L’ultimo spunto che vorrei offrire alla discussione è l’atteggiamento da tenere nei confronti delle letture autonome dei nostri studenti, spesso assidui frequentatori di Wattpad, EFP, e divoratori di Fanfiction. Che i ragazzi scelgano spazi autonomi di informazione/formazione, diversi e lontani da quelli indicati dagli adulti, è fisiologico, sempre avvenuto anche prima dell’avvento delle fanfiction, e persino naturale. Il compito dell’adulto esperto non è quello di giudicare – con un atteggiamento giudicante si traccia spesso un solco profondo nella relazione che è fondamentale nella promozione della lettura – ma semplicemente di intercettare alcune richieste e di proporre alternative. Se l’adolescente è attratto da After non solo perché è l’espressione di uno spazio autonomo, ma anche perché affascinato dalla scoperta della sessualità, non sarà certo un insegnante a impedirgli di leggerlo.

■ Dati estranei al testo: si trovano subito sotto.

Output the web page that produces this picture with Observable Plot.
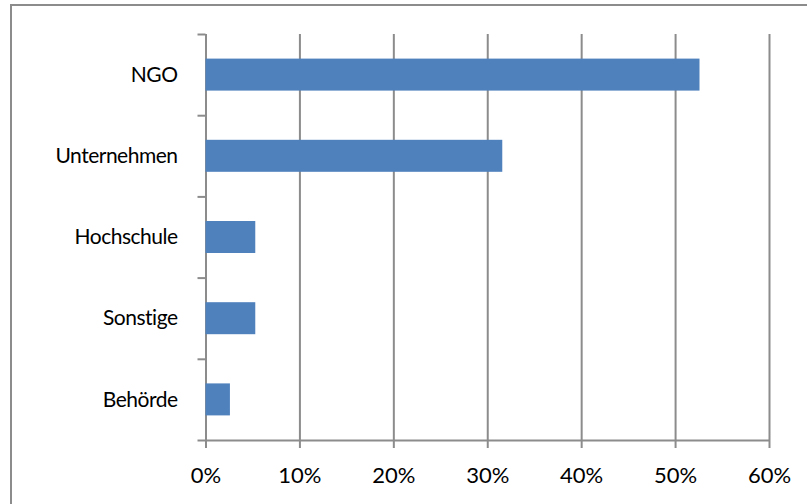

Il compito e il dovere di un insegnante promotore della lettura, semmai, è quello di proporgli delle alternative non irraggiungibili al momento (chi è già pronto per classici complessi difficilmente legge “After”) che però mostrino una conoscenza meno superficiale delle dinamiche e presentino modelli meno stereotipati (After, pochi anni dopo le Sfumature sembra tornare sul modello del rapporto affettivo come dipendenza.) Se uno studente ha letto After, gli proponiamo i libri di Aidan Chambers e di John Green, magari Cercando Alaska, che sa accompagnare la scoperta della sessualità con un sorriso, oppure, come suggerisce Vera Salton in un bell’articolo uscito in questi giorni sul blog del coordinamento librerie ragazzi, “posso darti After, e insieme anche Ciao, tu e insegnarti la cura della parola, Terrestre, e insegnarti il potere di sentire le emozioni, Colpa delle stelle e portarti dentro un amore infinito nell’attimo, o un amore paziente come in Pink Lady, o che finisce e tradisce e ti fa svegliare ancora intera come Perchè ci siamo lasciati, inventario di un amore.”

 

Spero di aver offerto qualche spunto utile alla discussione e vi ringrazio.